Яфа (злобно отрываясь от телефона). Ты что, видел у меня когда-нибудь карты в руках?
Я (теперь уже сам хуея). А как же! Сотни раз.
Яфа (визгливо). Вранье!
Я (голосом донского казака). Я — врун?!
Яфа (тем же визгливым голосом). Да!
Я хватаюсь за разделяющую нас дверь.
Дверь (скрипуче). Ёбс!!!
Я (вынимая шашку и хватаясь за дверь, чтобы не слишком увлечься шинковкой Яфы). Да я на тебя в ирию (мэрию) пожалуюсь!
Дверь (скрипуче). Ёбс!!!! Ёбсс!!!!
Занавес.
Сцена третья. Участвуют: я, Телефон, Голос агента М. в телефоне
Голос агента М. (едва слышен — радиопомехи). Фоциха категорически отказывается работать с тобой!
Я (восторженно). Господи! Не верю своему счастью!
Занавес.
За сценой слышится песня «гуд бай, май Фоц, гуд бай…»
Занавес.
Фотография восстановлена Михаилом Левитом
МОСКОВСКИЕ ПСИХИАТРИЧЕСКИЕ РАССКАЗИКИ
Больной с политическим бредом
Советскую психиатрию называют карательной. Хочется и мне наконец покаяться в своем вкладе в это черное дело.
Насколько я помню, было это вскоре после смерти Брежнева. И позвали меня, как у нас говорилось, «наверх», в администрацию больницы, предупредить о том, что поступает «сложный больной с политическим бредом» и я должен проявить все свои лучшие профессиональные и личные качества: сознательность, сдержанность и, опять-таки, политическую зрелость. На меня надеются. На меня возлагают. Проводившая этот инструктаж зам главврача была женщиной мудрой и блистательной, с неплохим чувством юмора и всё на свете понимавшей. К сожалению, она довольно рано умерла, пусть ей будет земля пухом!
После инструктажа я почувствовал гордость от возложенной на меня сложной миссии и пошел ее исполнять на свое рабочее место. На свою голову я тогда временно заменял заведующую отделением — был, так сказать, халифом на час.
Не успел я дойти до закрытых дверей закрытого отделения, как понял, что больной уже поступил — я услышал политический бред.
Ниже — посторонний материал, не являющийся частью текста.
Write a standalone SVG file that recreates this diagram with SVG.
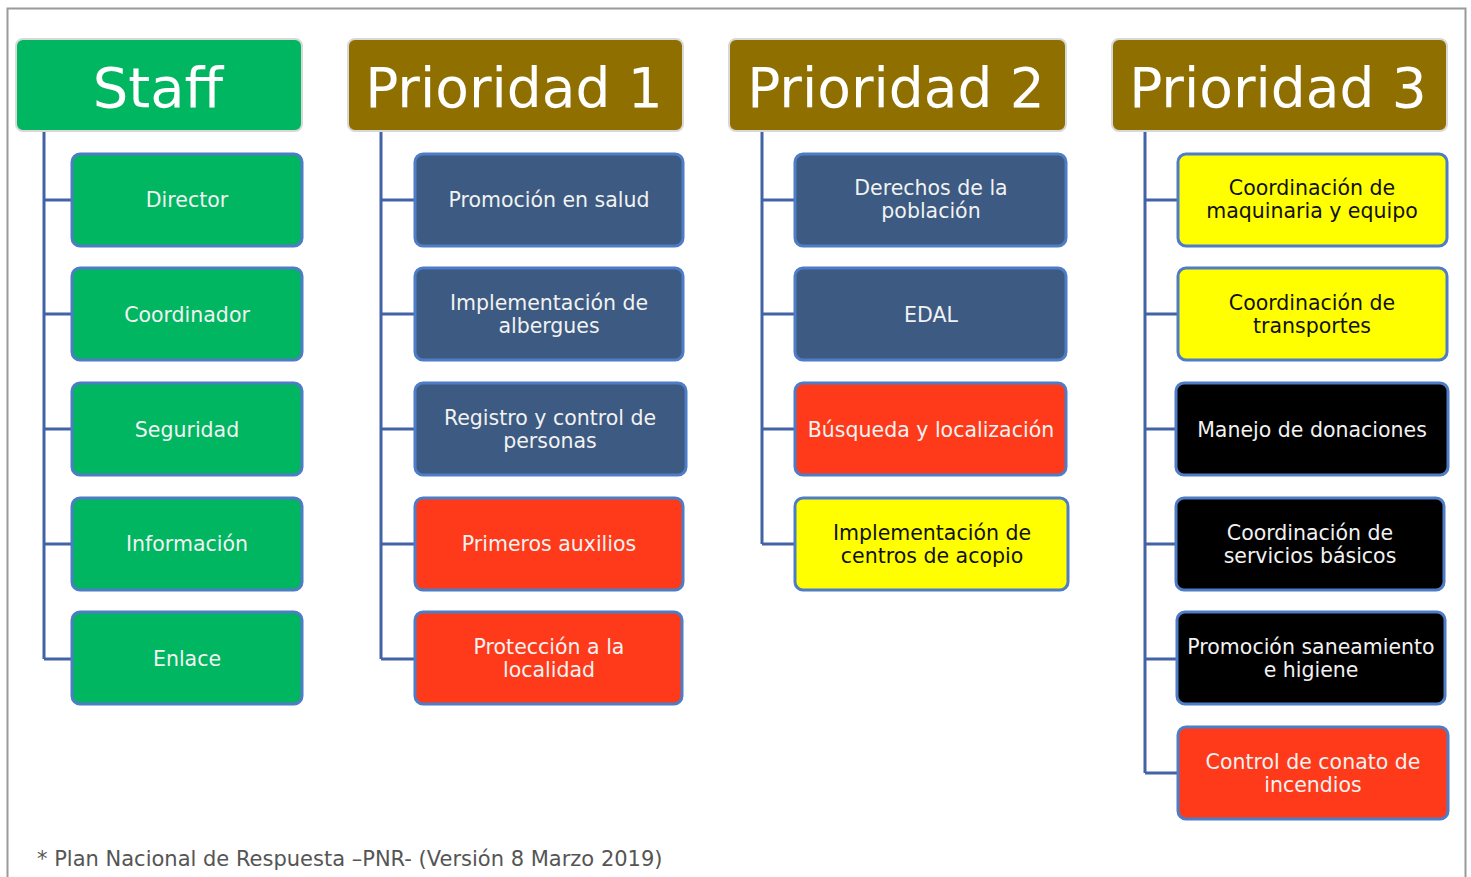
<svg xmlns="http://www.w3.org/2000/svg" width="1471" height="877" viewBox="0 0 1471 877">
<style>
.hdr{stroke:#d8d8d8;stroke-width:2}
.g{fill:#00B661}.b{fill:#8F6F00}
.n{stroke:#4E7CC6;stroke-width:3}
.nb{fill:#3C5A82}.ng{fill:#00B661}.nr{fill:#FF3A1A}.ny{fill:#FFFF00}.nk{fill:#000}
.ht{font-family:"DejaVu Sans",sans-serif;font-size:55px;fill:#fff;text-anchor:middle}
.t{font-family:"DejaVu Sans",sans-serif;font-size:20.5px;fill:#f2f2f2;text-anchor:middle}
.dk{fill:#111}
.c{fill:none;stroke:#4263A6;stroke-width:3}
</style>
<rect x="0" y="0" width="1471" height="877" fill="#fff"/>
<path d="M7.5 880 V8.5 H1465.5 V880" fill="none" stroke="#9a9a9a" stroke-width="2"/>
<g id="connectors">
<path class="c" d="M44 130 V659 M44 200 H72 M44 314 H72 M44 429 H72 M44 544 H72 M44 659 H72"/>
<path class="c" d="M381 130 V659 M381 200 H415 M381 314 H415 M381 429 H415 M381 544 H415 M381 659 H415"/>
<path class="c" d="M762 130 V544 M762 200 H795 M762 314 H795 M762 429 H795 M762 544 H795"/>
<path class="c" d="M1145 130 V773 M1145 200 H1178 M1145 314 H1178 M1145 429 H1178 M1145 544 H1178 M1145 659 H1178 M1145 773 H1178"/>
</g>
<g id="staff"><rect class="hdr g" x="16" y="39" width="286" height="92" rx="7"/><text class="ht" x="158" y="107" style="font-size:56px">Staff</text></g>
<g id="p1"><rect class="hdr b" x="348" y="39" width="335" height="92" rx="7"/><text class="ht" x="514" y="107">Prioridad 1</text></g>
<g id="p2"><rect class="hdr b" x="729" y="39" width="337" height="92" rx="7"/><text class="ht" x="896" y="107">Prioridad 2</text></g>
<g id="p3"><rect class="hdr b" x="1112" y="39" width="335" height="92" rx="7"/><text class="ht" x="1278" y="107">Prioridad 3</text></g>

<g id="director"><rect class="n ng" x="72" y="154" width="230" height="92" rx="8"/><text class="t" x="187" y="207">Director</text></g>
<g id="coordinador"><rect class="n ng" x="72" y="268" width="230" height="92" rx="8"/><text class="t" x="187" y="322">Coordinador</text></g>
<g id="seguridad"><rect class="n ng" x="72" y="383" width="230" height="92" rx="8"/><text class="t" x="187" y="437">Seguridad</text></g>
<g id="informacion"><rect class="n ng" x="72" y="498" width="230" height="92" rx="8"/><text class="t" x="187" y="551">Información</text></g>
<g id="enlace"><rect class="n ng" x="72" y="612" width="230" height="92" rx="8"/><text class="t" x="187" y="666">Enlace</text></g>

<g id="promocion-salud"><rect class="n nb" x="415" y="154" width="268" height="92" rx="8"/><text class="t" x="549" y="207">Promoción en salud</text></g>
<g id="albergues"><rect class="n nb" x="415" y="268" width="268" height="92" rx="8"/><text class="t" x="549" y="310">Implementación de</text><text class="t" x="549" y="333">albergues</text></g>
<g id="registro"><rect class="n nb" x="415" y="383" width="271" height="92" rx="8"/><text class="t" x="550" y="425">Registro y control de</text><text class="t" x="550" y="448">personas</text></g>
<g id="primeros-auxilios"><rect class="n nr" x="415" y="498" width="268" height="92" rx="8"/><text class="t" x="549" y="551">Primeros auxilios</text></g>
<g id="proteccion"><rect class="n nr" x="415" y="612" width="267" height="92" rx="8"/><text class="t" x="549" y="654">Protección a la</text><text class="t" x="549" y="677">localidad</text></g>

<g id="derechos"><rect class="n nb" x="795" y="154" width="271" height="92" rx="8"/><text class="t" x="931" y="195">Derechos de la</text><text class="t" x="931" y="218">población</text></g>
<g id="edal"><rect class="n nb" x="795" y="268" width="271" height="92" rx="8"/><text class="t" x="931" y="322">EDAL</text></g>
<g id="busqueda"><rect class="n nr" x="795" y="383" width="271" height="92" rx="8"/><text class="t" x="931" y="437">Búsqueda y localización</text></g>
<g id="acopio"><rect class="n ny" x="795" y="498" width="273" height="92" rx="8"/><text class="t dk" x="932" y="540">Implementación de</text><text class="t dk" x="932" y="563">centros de acopio</text></g>

<g id="maquinaria"><rect class="n ny" x="1178" y="154" width="269" height="92" rx="8"/><text class="t dk" x="1312" y="195">Coordinación de</text><text class="t dk" x="1312" y="218">maquinaria y equipo</text></g>
<g id="transportes"><rect class="n ny" x="1178" y="268" width="269" height="92" rx="8"/><text class="t dk" x="1312" y="310">Coordinación de</text><text class="t dk" x="1312" y="333">transportes</text></g>
<g id="donaciones"><rect class="n nk" x="1176" y="383" width="272" height="92" rx="8"/><text class="t" x="1312" y="437">Manejo de donaciones</text></g>
<g id="servicios"><rect class="n nk" x="1176" y="498" width="268" height="92" rx="8"/><text class="t" x="1310" y="540">Coordinación de</text><text class="t" x="1310" y="563">servicios básicos</text></g>
<g id="saneamiento"><rect class="n nk" x="1177" y="612" width="268" height="92" rx="8"/><text class="t" x="1311" y="654">Promoción saneamiento</text><text class="t" x="1311" y="677">e higiene</text></g>
<g id="incendios"><rect class="n nr" x="1178" y="727" width="270" height="92" rx="8"/><text class="t" x="1313" y="769">Control de conato de</text><text class="t" x="1313" y="792">incendios</text></g>

<text x="37" y="866" style="font-family:'DejaVu Sans',sans-serif;font-size:21px;fill:#555">* Plan Nacional de Respuesta –PNR- (Versión 8 Marzo 2019)</text>
</svg>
Кто-то истошно, дерганым, срывающимся на крик громким фальцетом, временами похожим на звук пилы по мокрому дереву, вопил: «У Ленина, у Владимира Ильича, был огромный х*й, я пойду в Мавзолей, я отрежу ему х*й!» Фраза эта повторилась раза два, причем она не даже не выкрикивалась, а скандировалась с удивительной громкостью. Потом все стихало на пару минут, и раздался новый крик, прямо под дверью ординаторской: «У Троцкого, у Льва Давыдовича, был огромный х*й!» Далее, по нисходящей, больной для первого нашего с ним знакомства пошел к истокам российского революционного движения, проявляя при этом неплохую эрудицию: «У Плеханова, у Георгия Валентиновича…», «У Бaумана, у
Николая Эрнестовича…»
Подобные крики преследовали меня месяца два, пока больной по имени Саша лечился в отделении, — этакий высокий, нескладный, с лошадиной челюстью безумный еврейский мальчик. Сидишь, бывало, в кабинете, беседуешь с больным, и вдруг под дверью истошный стон: «У Буденного, у Семена Михайловича…»
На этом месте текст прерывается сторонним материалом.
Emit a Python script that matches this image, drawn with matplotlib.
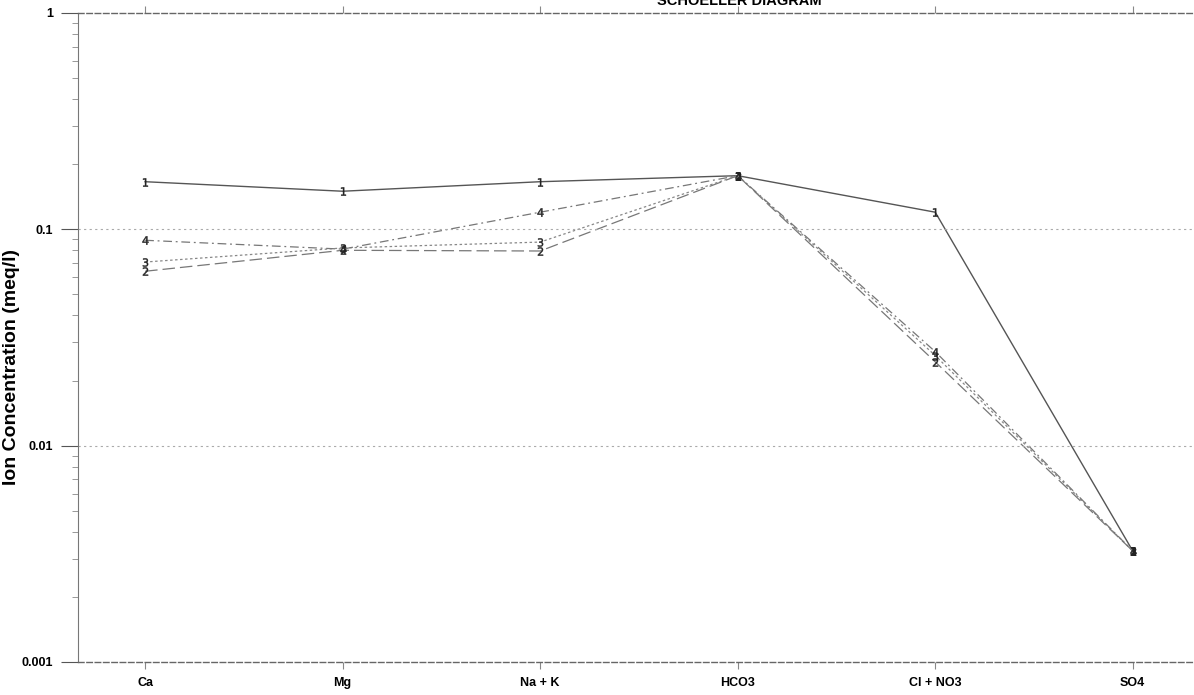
import matplotlib
matplotlib.use("Agg")
import matplotlib.pyplot as plt
from matplotlib.ticker import FixedLocator, LogLocator, NullFormatter

# Data (meq/l)
ions = ["Ca", "Mg", "Na + K", "HCO3", "Cl + NO3", "SO4"]
sample_1 = [0.166, 0.150, 0.166, 0.177, 0.120, 0.00326]
sample_2 = [0.064, 0.080, 0.0794, 0.177, 0.0244, 0.00326]
sample_3 = [0.0706, 0.082, 0.0873, 0.177, 0.0261, 0.00326]
sample_4 = [0.089, 0.081, 0.120, 0.177, 0.0272, 0.00326]
labels = ["1", "2", "3", "4"]
y_ticks = [1, 0.1, 0.01, 0.001]
y_tick_labels = ["1", "0.1", "0.01", "0.001"]

plt.rcParams['font.family'] = ['Liberation Sans', 'DejaVu Sans']

fig = plt.figure(figsize=(11.94, 6.95), dpi=100)
ax = fig.add_axes([0.0653, 0.0475, 0.9347, 0.9338])

series = [sample_1, sample_2, sample_3, sample_4]
styles = [
    dict(linestyle="-", color="#555555", lw=1.0),
    dict(linestyle=(0, (10, 4)), color="#777777", lw=0.9),
    dict(linestyle=(0, (2, 2)), color="#888888", lw=0.9),
    dict(linestyle=(0, (7, 3, 1.5, 3)), color="#777777", lw=0.9),
]
x = list(range(len(ions)))
for vals, lab, st in zip(series, labels, styles):
    ax.plot(x, vals, marker=f"${lab}$", markersize=6,
            markeredgewidth=0.3, markerfacecolor="#222222",
            markeredgecolor="#222222", **st)

ax.set_yscale("log")
ax.set_ylim(0.001, 1)
ax.set_xlim(-0.34, 5.31)

ax.set_xticks(x)
ax.set_xticklabels(ions, fontsize=9, fontweight="bold")
ax.yaxis.set_major_locator(FixedLocator(y_ticks))
ax.set_yticklabels(y_tick_labels, fontsize=9, fontweight="bold")
ax.yaxis.set_minor_locator(LogLocator(base=10, subs=range(2, 10)))
ax.yaxis.set_minor_formatter(NullFormatter())
ax.tick_params(axis="y", which="major", length=12, color="#555555", pad=6)
ax.tick_params(axis="y", which="minor", length=4, color="#888888")
ax.tick_params(axis="x", which="major", length=5, color="#888888",
               top=True, direction="out", pad=6)

for y in [0.1, 0.01]:
    ax.axhline(y, color="#aaaaaa", linestyle=(0, (2, 3)), lw=0.8)

ax.spines["right"].set_visible(False)
ax.spines["left"].set_color("#777777")
for side in ["top", "bottom"]:
    ax.spines[side].set_linestyle((0, (4, 2)))
    ax.spines[side].set_color("#666666")
    ax.spines[side].set_linewidth(1.0)

ax.set_ylabel("Ion Concentration (meq/l)", fontsize=14, fontweight="bold")
ax.yaxis.set_label_coords(-0.052, 0.455)
fig.text(0.619, 0.988, "SCHOELLER DIAGRAM", ha="center", va="bottom",
         fontsize=10.5, fontweight="bold")

fig.savefig("out.png", dpi=100)
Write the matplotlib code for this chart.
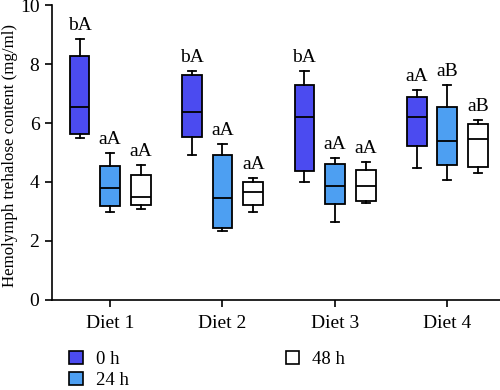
import matplotlib
matplotlib.use("Agg")
import matplotlib.pyplot as plt
from matplotlib.patches import Patch

plt.rcParams['font.family'] = ['Liberation Serif', 'DejaVu Serif']

diets = ['Diet 1', 'Diet 2', 'Diet 3', 'Diet 4']
times = ['0 h', '24 h', '48 h']
colors = ['#4b4bf0', '#4d9ff2', '#ffffff']

# per time point, per diet: [whisker low, q1, median, q3, whisker high]
box_0h = [[5.48, 5.62, 6.53, 8.27, 8.85],
          [4.90, 5.53, 6.36, 7.64, 7.77],
          [4.00, 4.37, 6.19, 7.29, 7.77],
          [4.49, 5.23, 6.19, 6.87, 7.11]]
box_24h = [[2.98, 3.20, 3.81, 4.53, 4.99],
           [2.34, 2.44, 3.46, 4.90, 5.29],
           [2.65, 3.24, 3.86, 4.61, 4.81],
           [4.07, 4.58, 5.38, 6.55, 7.30]]
box_48h = [[3.07, 3.23, 3.48, 4.24, 4.58],
           [2.98, 3.22, 3.66, 3.99, 4.12],
           [3.30, 3.36, 3.85, 4.41, 4.68],
           [4.31, 4.52, 5.47, 5.97, 6.11]]
letters_0h = ['bA', 'bA', 'bA', 'aA']
letters_24h = ['aA', 'aA', 'aA', 'aB']
letters_48h = ['aA', 'aA', 'aA', 'aB']

all_boxes = [box_0h, box_24h, box_48h]
all_letters = [letters_0h, letters_24h, letters_48h]

fig = plt.figure(figsize=(5, 3.9), dpi=100)
ax = fig.add_axes([0.104, 0.231, 0.896, 0.756])

offsets = [-0.27, 0.0, 0.275]
width = 0.175
for k in range(3):
    stats = []
    for d in range(4):
        lo, q1, med, q3, hi = all_boxes[k][d]
        stats.append({'whislo': lo, 'q1': q1, 'med': med, 'q3': q3, 'whishi': hi})
    pos = [d + 1 + offsets[k] for d in range(4)]
    ax.bxp(stats, positions=pos, widths=width, showfliers=False,
           patch_artist=True, manage_ticks=False,
           boxprops=dict(facecolor=colors[k], edgecolor='black', linewidth=1.3),
           medianprops=dict(color='black', linewidth=1.3),
           whiskerprops=dict(color='black', linewidth=1.3),
           capprops=dict(color='black', linewidth=1.3),
           capwidths=width * 0.42)
    for d in range(4):
        ax.text(pos[d], all_boxes[k][d][4] + 0.17, all_letters[k][d],
                ha='center', va='bottom', fontsize=14)

ax.set_xlim(0.484, 4.47)
ax.set_ylim(0, 10)
ax.set_yticks([0, 2, 4, 6, 8, 10])
ax.set_xticks(range(1, 5))
ax.set_xticklabels(diets)
ax.tick_params(axis='both', labelsize=14, width=1.2, length=5, direction='out')
ax.tick_params(axis='x', pad=6)
ax.tick_params(axis='y', pad=4)
ax.set_ylabel('Hemolymph trehalose content (mg/ml)', fontsize=12.2)
ax.yaxis.set_label_coords(-0.076, 0.49)
ax.spines['top'].set_visible(False)
ax.spines['right'].set_visible(False)
ax.spines['left'].set_linewidth(1.2)
ax.spines['bottom'].set_linewidth(1.2)

handles = [Patch(facecolor=colors[k], edgecolor='black', linewidth=1.2, label=times[k])
           for k in range(3)]
fig.legend(handles=handles, loc='upper left', bbox_to_anchor=(0.12, 0.125),
           ncol=2, frameon=False, fontsize=13.5, handlelength=0.7, handleheight=0.7,
           handletextpad=0.7, columnspacing=8.4, labelspacing=0.2, borderpad=0)

fig.savefig('out.png', dpi=100)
Такая вот интересная закономерность прослеживалась в его декламациях. Начинал он обычно с Ленина, а потом либо восходил к современности («Я еще разберусь, какой у Андропова!»), либо спускался к классикам марксизма — «у Энгельса, у Фридриха» …
В то время официально отпуска больным не полагалось, но тут каким-то образом на майские праздники мама взяла его домой.
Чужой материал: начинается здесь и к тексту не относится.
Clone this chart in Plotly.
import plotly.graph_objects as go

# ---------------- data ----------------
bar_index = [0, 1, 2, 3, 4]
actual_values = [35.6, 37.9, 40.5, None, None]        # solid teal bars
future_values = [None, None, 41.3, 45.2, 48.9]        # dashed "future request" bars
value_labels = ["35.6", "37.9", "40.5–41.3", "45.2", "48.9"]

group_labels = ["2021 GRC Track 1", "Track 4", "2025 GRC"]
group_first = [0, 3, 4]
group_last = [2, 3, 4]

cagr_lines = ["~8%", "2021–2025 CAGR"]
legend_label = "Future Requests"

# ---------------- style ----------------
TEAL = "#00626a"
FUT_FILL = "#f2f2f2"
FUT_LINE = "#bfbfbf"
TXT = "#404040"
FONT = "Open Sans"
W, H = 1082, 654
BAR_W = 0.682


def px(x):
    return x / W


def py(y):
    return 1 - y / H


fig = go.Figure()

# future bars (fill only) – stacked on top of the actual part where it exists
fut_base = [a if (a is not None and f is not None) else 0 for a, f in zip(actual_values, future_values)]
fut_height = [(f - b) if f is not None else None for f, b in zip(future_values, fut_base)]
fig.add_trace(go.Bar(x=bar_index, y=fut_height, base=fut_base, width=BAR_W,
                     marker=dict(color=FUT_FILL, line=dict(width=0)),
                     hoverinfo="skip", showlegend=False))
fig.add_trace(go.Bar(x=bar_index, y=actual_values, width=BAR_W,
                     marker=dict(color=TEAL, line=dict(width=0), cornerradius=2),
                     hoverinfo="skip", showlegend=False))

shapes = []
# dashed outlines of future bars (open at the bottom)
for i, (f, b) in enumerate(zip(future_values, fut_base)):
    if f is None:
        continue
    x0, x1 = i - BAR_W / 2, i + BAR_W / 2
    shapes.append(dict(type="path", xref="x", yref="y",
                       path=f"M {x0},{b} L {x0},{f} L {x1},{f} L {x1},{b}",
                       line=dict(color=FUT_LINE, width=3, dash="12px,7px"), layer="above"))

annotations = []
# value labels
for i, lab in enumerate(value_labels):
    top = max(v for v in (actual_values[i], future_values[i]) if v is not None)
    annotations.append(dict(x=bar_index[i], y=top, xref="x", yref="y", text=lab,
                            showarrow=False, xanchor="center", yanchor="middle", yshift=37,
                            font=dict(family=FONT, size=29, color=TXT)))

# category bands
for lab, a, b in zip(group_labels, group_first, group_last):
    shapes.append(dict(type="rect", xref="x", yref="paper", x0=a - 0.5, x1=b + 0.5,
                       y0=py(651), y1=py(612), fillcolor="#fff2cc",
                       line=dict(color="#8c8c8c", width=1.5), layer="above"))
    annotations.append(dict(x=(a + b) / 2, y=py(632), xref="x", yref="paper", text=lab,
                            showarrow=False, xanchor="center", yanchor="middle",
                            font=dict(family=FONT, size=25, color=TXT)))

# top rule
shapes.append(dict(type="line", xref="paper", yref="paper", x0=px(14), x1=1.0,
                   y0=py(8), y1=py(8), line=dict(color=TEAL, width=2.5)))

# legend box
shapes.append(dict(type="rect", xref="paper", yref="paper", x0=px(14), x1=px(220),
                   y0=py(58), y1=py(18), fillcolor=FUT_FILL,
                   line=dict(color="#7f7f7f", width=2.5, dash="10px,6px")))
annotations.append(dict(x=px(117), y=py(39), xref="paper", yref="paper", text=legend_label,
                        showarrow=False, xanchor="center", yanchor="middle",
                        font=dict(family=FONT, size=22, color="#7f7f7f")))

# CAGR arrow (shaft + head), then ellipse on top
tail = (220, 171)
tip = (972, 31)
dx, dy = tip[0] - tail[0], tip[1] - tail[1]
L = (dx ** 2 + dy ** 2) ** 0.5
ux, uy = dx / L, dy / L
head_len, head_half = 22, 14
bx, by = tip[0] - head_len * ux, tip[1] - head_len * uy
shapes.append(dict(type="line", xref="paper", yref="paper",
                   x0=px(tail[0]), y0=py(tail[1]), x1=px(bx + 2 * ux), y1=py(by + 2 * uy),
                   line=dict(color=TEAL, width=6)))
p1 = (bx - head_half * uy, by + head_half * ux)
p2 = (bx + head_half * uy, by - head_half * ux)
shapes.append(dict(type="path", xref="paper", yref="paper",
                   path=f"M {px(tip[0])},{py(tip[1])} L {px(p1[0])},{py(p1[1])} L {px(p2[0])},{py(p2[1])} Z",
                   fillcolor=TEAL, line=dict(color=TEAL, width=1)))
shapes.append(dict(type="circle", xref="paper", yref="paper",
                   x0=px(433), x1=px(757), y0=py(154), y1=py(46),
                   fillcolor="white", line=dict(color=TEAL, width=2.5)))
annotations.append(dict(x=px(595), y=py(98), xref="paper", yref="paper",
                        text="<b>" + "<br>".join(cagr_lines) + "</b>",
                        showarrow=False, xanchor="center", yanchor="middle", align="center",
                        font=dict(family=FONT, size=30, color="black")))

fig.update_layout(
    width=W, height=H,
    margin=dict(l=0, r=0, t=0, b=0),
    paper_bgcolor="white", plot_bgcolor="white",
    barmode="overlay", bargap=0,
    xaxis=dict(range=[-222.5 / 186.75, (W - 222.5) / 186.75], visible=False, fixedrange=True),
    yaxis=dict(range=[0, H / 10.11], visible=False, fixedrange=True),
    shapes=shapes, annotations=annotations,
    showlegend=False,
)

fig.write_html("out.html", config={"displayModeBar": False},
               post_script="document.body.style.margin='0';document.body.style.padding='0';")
Родители наших больных достойны отдельного описания, вот и в этом случае мама не нашла ничего лучшего, как потащить больного на могилу Брежнева — видимо, с целью окончательного решения актуального для Саши вопроса. Если бы Саша возопил там, у могилы, неприятностей был бы вагон — и у главврача, и зам главврача, и у меня. Отчего этот опасный политический больной, который, по их сведениям, считается надежно запертым в психушку, бесчинствует у могилы Нашего Дорогого?